You’re absolutely right. That’s why I don’t want to make laws for guns to follow. I want to make laws for people. We don’t make laws for cars to follow. We make laws for drivers. People should be subjected to background checks for any gun sale. People should have to have a gun license earned after proper training and have to renew said license ever so often. People should have to register their guns by serial number — that alone will drop gun crimes. People need these restrictions because we know that a few rotten apples spoil the bunch.
And the one argument my gun loving friends are right about…
Drum roll please….
10. I like my guns and I want to keep them.
Yep, that’s it. No offense, but that is your only 100% true argument against new gun laws. Gun owners like their guns. It’s fun to go out to the desert or shooting range and fire off hundreds of rounds. It makes you feel powerful. It makes you feel cool.

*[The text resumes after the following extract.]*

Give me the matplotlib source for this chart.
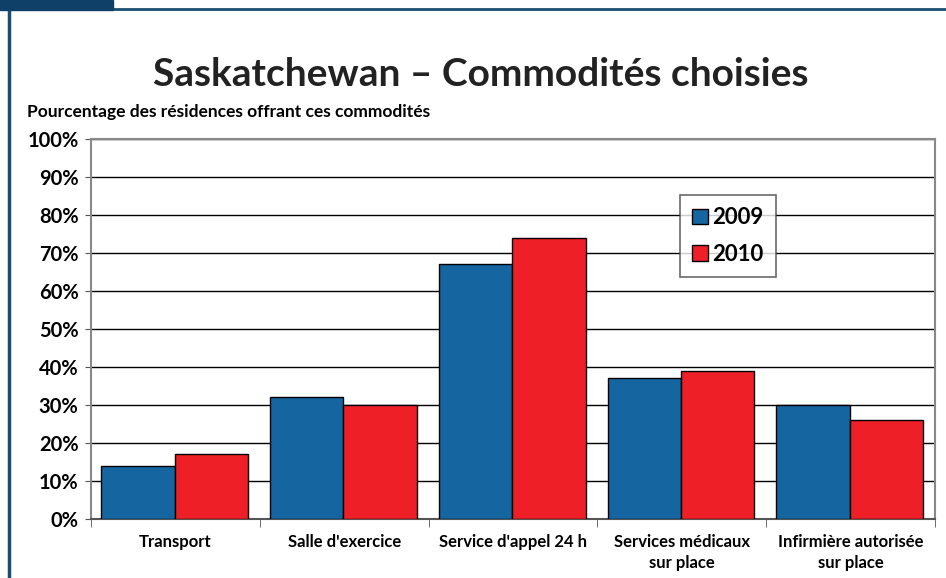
import matplotlib.pyplot as plt
import numpy as np
from matplotlib.patches import Rectangle
from matplotlib.lines import Line2D

# data
categories = ["Transport", "Salle d'exercice", "Service d'appel 24 h",
              "Services médicaux\nsur place", "Infirmière autorisée\nsur place"]
vals_2009 = [14, 32, 67, 37, 30]
vals_2010 = [17, 30, 74, 39, 26]
years = ["2009", "2010"]

plt.rcParams['font.family'] = ['Lato', 'DejaVu Sans']
WT = 'bold'

fig = plt.figure(figsize=(9.46, 5.78), dpi=100)
ax = fig.add_axes([91/946, 1-519/578, 844/946, 380/578])

x = np.arange(len(categories))
w = 0.435
ax.bar(x - w/2 - 0.005, vals_2009, w, color='#1565a1', edgecolor='black', linewidth=1, label=years[0], zorder=3)
ax.bar(x + w/2 - 0.005, vals_2010, w, color='#ee1f26', edgecolor='black', linewidth=1, label=years[1], zorder=3)

ax.set_xlim(-0.5, len(categories) - 0.5)
ax.set_ylim(0, 100)
ax.set_yticks(range(0, 101, 10))
ax.set_yticklabels([f"{v}%" for v in range(0, 101, 10)], fontsize=14.5, fontweight=WT)
for v in range(10, 101, 10):
    ax.axhline(v, color='black', linewidth=1, zorder=1)

ax.set_xticks(x)
ax.set_xticklabels(categories, fontsize=12, fontweight=WT, linespacing=1.4)
ax.tick_params(axis='x', length=0, pad=11)
ax.set_xticks(np.arange(-0.5, len(categories)), minor=True)
ax.tick_params(axis='x', which='minor', length=6, color='#555555')
ax.tick_params(axis='y', length=4, color='#555555', pad=5)

for s in ['left', 'right', 'top']:
    ax.spines[s].set_color('#888888')
    ax.spines[s].set_linewidth(1.5)
ax.spines['bottom'].set_color('#555555')
ax.spines['bottom'].set_linewidth(1.5)

leg = ax.legend(loc='upper left', bbox_to_anchor=((680-91)/844, (519-195)/380),
                prop={'weight': WT, 'size': 16}, frameon=True, fancybox=False,
                handlelength=0.7, handleheight=0.7, handletextpad=0.2,
                borderpad=0.55, labelspacing=0.7, borderaxespad=0)
leg.get_frame().set_edgecolor('#444444')
leg.get_frame().set_linewidth(1.2)
leg.set_zorder(5)

fig.text(481/946, 1-75/578, "Saskatchewan – Commodités choisies", ha='center', va='center',
         fontsize=28, fontweight=WT, color='#222222')
fig.text(27/946, 1-112/578, "Pourcentage des résidences offrant ces commodités",
         ha='left', va='center', fontsize=12.5, fontweight=WT)

# page border
fig.add_artist(Rectangle((0, 1-10/578), 113/946, 10/578, transform=fig.transFigure,
                         color='#0f4168', zorder=10))
fig.add_artist(Line2D([9/946, 9/946], [0, 1-9/578], transform=fig.transFigure,
                      color='#1a4d72', linewidth=2.5))
fig.add_artist(Line2D([9/946, 1], [1-9/578, 1-9/578], transform=fig.transFigure,
                      color='#1a4d72', linewidth=2))

fig.savefig("out.png", dpi=100)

Guns give you a (false) sense of safety.
So you know what? Keep some of them. Keep that shot gun. Non-semi-auto revolvers, keep them. Keep them locked up and safe from kids. Keep your hunting rifle — but with just a few bullets. Keep them. But don’t tell me you need a gun like was used in Sandy Hook, Columbine, Vegas, Pulse Nightclub, Marjory Stoneman Douglas High School, etc. Because you don’t need guns like that. You just want them.
Now it is up to us to decide if some peoples’ desire to have such high powered rifles, capable of shooting 100s in minutes because they want them, is worth innocent lives.